Bien Sur
De la mano del francés Bruno Dumont llega La Bahía (Ma Loute, 2016), un film menos ominoso de lo que acostumbra el excéntrico realizador, cuyos últimos dos trabajos trataban sobre una escultora esquizofrénica internada en un manicomio (Camille Claudel, 1915, 2013) y una comunión chamanística (Fuera de Satán, 2011), pero no menos críptico.
El film es un retrato cómico de dos familias en la costa francesa a principios del siglo XX: los Van Peteghem, burgueses que veranean en una mansión cuasi-piramidal en la cima de un acantilado, y los Brufort, humildes pescadores que hacen negocio transportando gente - literalmente en brazos - a través de un río. En medio de todo hay un romance incipiente entre un joven Brufort y una joven Van Peteghem, así como una dupla de policías (uno gordo y otro flaco, reliquias de vodevil) investigando una serie de desapariciones en el desértico balneario.

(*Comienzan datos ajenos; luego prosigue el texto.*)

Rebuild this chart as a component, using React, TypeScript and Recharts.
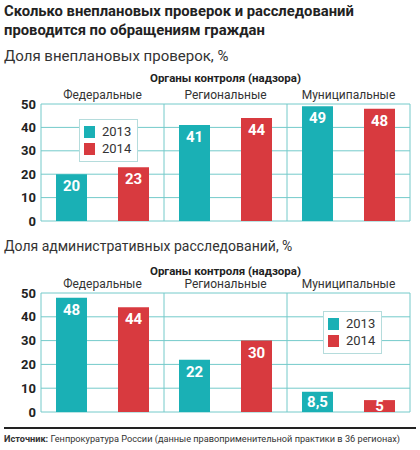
import React from "react";
import {
  BarChart,
  Bar,
  XAxis,
  YAxis,
  CartesianGrid,
  Legend,
  LabelList,
} from "recharts";

const CATEGORIES = ["Федеральные", "Региональные", "Муниципальные"];
const YEARS = ["2013", "2014"];
const CHECKS_2013 = [20, 41, 49];
const CHECKS_2014 = [23, 44, 48];
const INVEST_2013 = [48, 22, 8.5];
const INVEST_2014 = [44, 30, 5];
const Y_TICKS = [0, 10, 20, 30, 40, 50];

const TEAL = "#1ab0b5";
const RED = "#d83a3f";
const GRID = "#74caca";
const FONT = "Roboto, 'Noto Sans', sans-serif";

const checksData = CATEGORIES.map((c, i) => ({
  cat: c,
  y2013: CHECKS_2013[i],
  y2014: CHECKS_2014[i],
}));
const investData = CATEGORIES.map((c, i) => ({
  cat: c,
  y2013: INVEST_2013[i],
  y2014: INVEST_2014[i],
}));

// value label sits near the bar top, centred in very short bars
const BarValue = (props: any) => {
  const { x, y, width, height, value } = props;
  return (
    <text
      x={x + width / 2}
      y={y + Math.min(12, height / 2)}
      textAnchor="middle"
      dominantBaseline="central"
      fill="#fff"
      fontSize={15}
      fontWeight={700}
      fontFamily={FONT}
    >
      {String(value).replace(".", ",")}
    </text>
  );
};

const LegendBox = () => (
  <div
    style={{
      border: "1px solid #b5dcdc",
      background: "#fff",
      padding: "3px 6px 3px 4px",
      fontFamily: FONT,
      fontSize: 13,
      color: "#333",
      lineHeight: "16px",
    }}
  >
    {YEARS.map((y, i) => (
      <div key={y} style={{ display: "flex", alignItems: "center", margin: "1px 0" }}>
        <span
          style={{
            width: 11,
            height: 12,
            background: i === 0 ? TEAL : RED,
            marginRight: 7,
            display: "inline-block",
          }}
        />
        {y}
      </div>
    ))}
  </div>
);

function Panel({
  data,
  height,
  legendLeft,
  legendTop,
}: {
  data: any[];
  height: number;
  legendLeft: number;
  legendTop: number;
}) {
  return (
    <BarChart
      width={420}
      height={height}
      data={data}
      margin={{ top: 0, right: 10, left: 0, bottom: 9 }}
      barCategoryGap={15}
      barGap={31}
    >
      <CartesianGrid
        stroke={GRID}
        strokeWidth={1}
        verticalCoordinatesGenerator={({ offset }: any) => [
          offset.left,
          offset.left + offset.width / 3,
          offset.left + (2 * offset.width) / 3,
          offset.left + offset.width,
        ]}
      />
      <XAxis
        dataKey="cat"
        orientation="top"
        height={18}
        axisLine={false}
        tickLine={false}
        tickSize={0}
        tickMargin={5}
        tick={{ fontSize: 12, fill: "#333", fontFamily: FONT }}
      />
      <YAxis
        width={41}
        domain={[0, 50]}
        ticks={Y_TICKS}
        interval={0}
        axisLine={false}
        tickLine={false}
        tickSize={0}
        tickMargin={5}
        tick={{ fontSize: 13, fontWeight: 700, fill: "#222", fontFamily: FONT }}
      />
      <Legend
        layout="vertical"
        align="center"
        verticalAlign="middle"
        content={() => <LegendBox />}
        wrapperStyle={{ left: legendLeft, top: legendTop, width: "auto" }}
      />
      <Bar dataKey="y2013" fill={TEAL} barSize={31} isAnimationActive={false}>
        <LabelList dataKey="y2013" content={BarValue} />
      </Bar>
      <Bar dataKey="y2014" fill={RED} barSize={31} isAnimationActive={false}>
        <LabelList dataKey="y2014" content={BarValue} />
      </Bar>
    </BarChart>
  );
}

export default function App() {
  const abs = (top: number, extra: React.CSSProperties = {}): React.CSSProperties => ({
    position: "absolute",
    top,
    ...extra,
  });
  return (
    <div
      style={{
        position: "absolute",
        left: 0,
        top: 0,
        width: 420,
        height: 450,
        background: "#fff",
        fontFamily: FONT,
        color: "#222",
      }}
    >
      <div style={abs(2, { left: 4, fontSize: 14.8, fontWeight: 700, lineHeight: "19px", whiteSpace: "nowrap" })}>
        Сколько внеплановых проверок и расследований
        <br />
        проводится по обращениям граждан
      </div>
      <div style={abs(47, { left: 4, fontSize: 15, color: "#333", whiteSpace: "nowrap" })}>
        Доля внеплановых проверок, %
      </div>
      <div style={abs(71, { left: 41, width: 369, textAlign: "center", fontSize: 11.5, fontWeight: 700 })}>
        Органы контроля (надзора)
      </div>
      <div style={abs(86, { left: 0 })}>
        <Panel data={checksData} height={144} legendLeft={79} legendTop={33} />
      </div>

      <div style={abs(238, { left: 4, fontSize: 14, color: "#333", whiteSpace: "nowrap" })}>
        Доля административных расследований, %
      </div>
      <div style={abs(264, { left: 41, width: 369, textAlign: "center", fontSize: 11.5, fontWeight: 700 })}>
        Органы контроля (надзора)
      </div>
      <div style={abs(275, { left: 0 })}>
        <Panel data={investData} height={146} legendLeft={323} legendTop={36} />
      </div>

      <div style={abs(427, { left: 4, width: 412, height: 2, background: "#222" })} />
      <div style={abs(432, { left: 4, fontSize: 9.2, color: "#333", whiteSpace: "nowrap", lineHeight: "14px" })}>
        <b>Источник:</b> Генпрокуратура России (данные правоприменительной практики в 36 регионах)
      </div>
    </div>
  );
}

Parece que la historia va por el lado del misterio, pero la razón de las desapariciones se revela al espectador bastante temprano (lo suficiente como para poder decir en una crítica, pero es tan inusitado que merece preservar la sorpresa). Entonces parece que la historia va por el lado del suspenso, pero tanto los crímenes como su investigación se mantienen en un segundo plano y a la larga se esfuman sin una conclusión clara.
La Bahía es ante todo una farsa en la cual el chiste es que el mundo está poblado de gente inepta, incapaz de conciliar el conflicto entre lo que desea y las reglas de la clase social a la cual arbitrariamente pertenecen. Los Van Peteghem, por ejemplo, viven en un constante estado de histeria y perplejidad ante un mundo que osa sorprenderlos en el más mínimo detalle; su deseo de dirigir a sus criados contradice la indignación que les produce dirigirles la palabra. Entonces tenemos escenas de comedia brillante en las que en las que el sencillo acto de comer, andar o sentarse es puesto en crisis por la absurda patología burguesa, que necesita asistencia de una casta inferior y por ello se odia.
Los personajes son caricaturas hermosas del más exagerado orden: el espástico André (Fabrice Luchini), apesadumbrado por la vida; Isabelle (Valeria Bruni Tedeschi), que sufre brotes psicóticos y se pone a llorar ante cualquier irregularidad; Christian (Jean-Luc Vincent), sujeto a epifanías de estupidez y admirado por ellas, y la histriónica Aude (Juliette Binoche), que exagera cada emoción probablemente porque no siente ninguna. La forma en que hablan y entonan es una delicia y es un placer ver a actores que claramente se están divirtiendo con la libertad de derrapar estereotipos. Por otro lado, los Brufort reciben menos atención y resultan menos interesantes que los Van Peteghem. Se los caracteriza como estoicos y no mucho más que eso.
Es tentador comparar el film con otras películas francesas, surrealistas y extravagantes, como la obra de Jean-Pierre Jeunet - director de Delicatessen (1991) y Amélie(2001) - o incluso la animada Las trillizas de Belleville (Les Triplettes de Belleville, 2003). La película de Dumont existe en un mundo delirante, atravesado por la pulsión, el capricho y el ocasional destello de realismo mágico. Dentro de tanta locura a veces se pone fatua, a veces entra en digresión, pero nunca deja de ser fascinante.